13. The device according to claim 7, characterized in that said polymeric resin is chosen from the group that comprises polyethylene, polyurethane and mixtures thereof.

14. The device according to claim 7, characterized in that said polymeric resin contains 45% polyethylene.

15. The device according to claim 7, characterized in that said polymeric resin is constituted by adjacent layers of polyethylene/ polyurethane/polyethylene resin.

16. The device according to claim 7, characterized in that said selective membrane is a flat membrane.

17. The device according to claim 16, characterized in that said flat membrane has a thickness between 5 and 100 μ.
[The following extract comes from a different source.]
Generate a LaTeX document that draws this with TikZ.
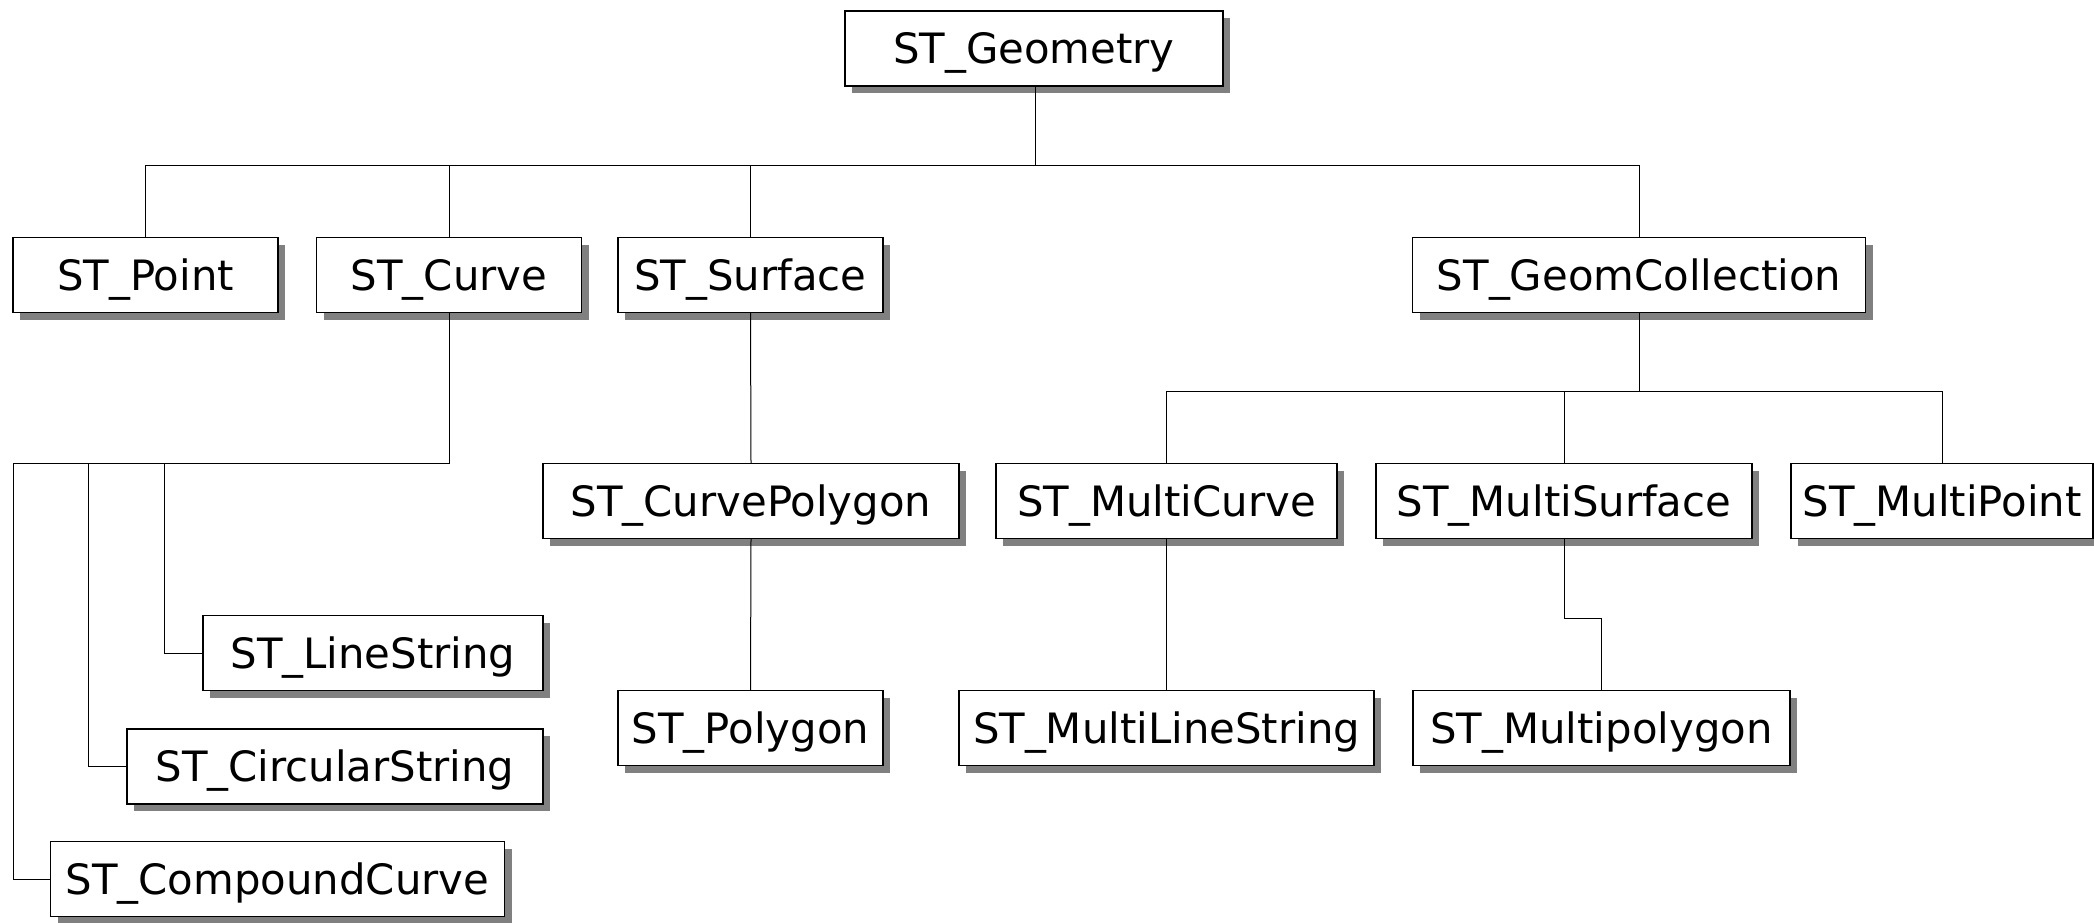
\documentclass[tikz,border=0pt]{standalone}
\usepackage{fontspec}
\setmainfont{DejaVu Sans}
\usetikzlibrary{shadows}
\begin{document}
\begin{tikzpicture}[x=0.5pt,y=-0.5pt,
  box/.style={draw=black, line width=0.6pt, fill=white, inner sep=0pt,
    minimum height=37.5pt, text height=15.2pt, text depth=0pt,
    font=\fontsize{20.9}{24}\selectfont,
    drop shadow={shadow xshift=3.5pt, shadow yshift=-3.5pt, fill=black!50, opacity=1}},
  link/.style={draw=black, line width=0.5pt}]
\useasboundingbox (0,0) rectangle (2094,922);
% top
\node[box, minimum width=189pt] (geom) at (1034,48.5) {ST\_Geometry};
% level 1
\node[box, minimum width=132.5pt] (point) at (145.5,275) {ST\_Point};
\node[box, minimum width=132.5pt] (curve) at (449,275) {ST\_Curve};
\node[box, minimum width=132.5pt] (surf) at (750.5,275) {ST\_Surface};
\node[box, minimum width=226.5pt] (gc) at (1639,275) {ST\_GeomCollection};
% curve children
\node[box, minimum width=170pt] (ls) at (373,653) {ST\_LineString};
\node[box, minimum width=208pt] (cs) at (335,766.5) {ST\_CircularString};
\node[box, minimum width=227pt] (cc) at (277.5,879) {ST\_CompoundCurve};
% surface children
\node[box, minimum width=208pt] (cp) at (751,501) {ST\_CurvePolygon};
\node[box, minimum width=132.5pt] (poly) at (750.5,728) {ST\_Polygon};
% collection children
\node[box, minimum width=170.5pt] (mc) at (1166.5,501) {ST\_MultiCurve};
\node[box, minimum width=188pt] (ms) at (1564,501) {ST\_MultiSurface};
\node[box, minimum width=151pt] (mp) at (1942,501) {ST\_MultiPoint};
\node[box, minimum width=207.5pt] (mls) at (1166.5,728) {ST\_MultiLineString};
\node[box, minimum width=188.5pt] (mpo) at (1601.5,728) {ST\_Multipolygon};
% junction coordinates
\coordinate (tbar) at (1035,165);
\coordinate (cbar) at (13.4,463);
\coordinate (cb1) at (164,463);
\coordinate (cb2) at (88,463);
\coordinate (gbar) at (1639,391);
\coordinate (elb) at (0,618);
% connectors
\draw[link] (geom.south -| tbar) -- (tbar);
\draw[link] (point.north) |- (tbar);
\draw[link] (curve.north) |- (tbar);
\draw[link] (surf.north) |- (tbar);
\draw[link] (gc.north) |- (tbar);
\draw[link] (curve.south) |- (cbar);
\draw[link] (cb1) |- (ls.west);
\draw[link] (cb2) |- (cs.west);
\draw[link] (cbar) |- (cc.west);
\draw[link] (surf.south) -- (cp.north);
\draw[link] (cp.south) -- (poly.north);
\draw[link] (gc.south) -- (gbar);
\draw[link] (mc.north) |- (gbar);
\draw[link] (ms.north) |- (gbar);
\draw[link] (mp.north) |- (gbar);
\draw[link] (mc.south) -- (mls.north);
\draw[link] (ms.south) -- (ms.south |- elb) -| (mpo.north);
\end{tikzpicture}
\end{document}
18. The device according to claim 16 or 17, characterized in that said flat membrane is made of silicone.

19. The device according to any one of claims 16 to 18, characterized in that said flat membrane is shaped like a pouch which is rolled up in a spiral.

20. Use of a device according to claims 7 to 19 for the extracorporeal ozonization of blood, plasma or biological fluids.

21. The use according to claim 20, wherein ozone or a mixture of ozone with other physiologically compatible gases is administered.

22. The use according to claim 21 , wherein a gaseous mixture containing ozone at a concentration of 5 to 40 μg/ml is administered.

23. The use according to any one of claims 20-23, wherein the ozone is administered at a pressure between 0.1 and 0.3 bar.

24. The use according to any one of claims 20-23, wherein blood or a biological fluid flows in one compartment and a gaseous mixture comprising ozone flows in the other compartment.

25. The use according to claim 24, characterized in that said gaseous mixture is an 0₃/0₂ mixture .

26. The use according to claim 24, wherein the blood or biological liquid and the gaseous mixture containing ozone flow in countercurrent.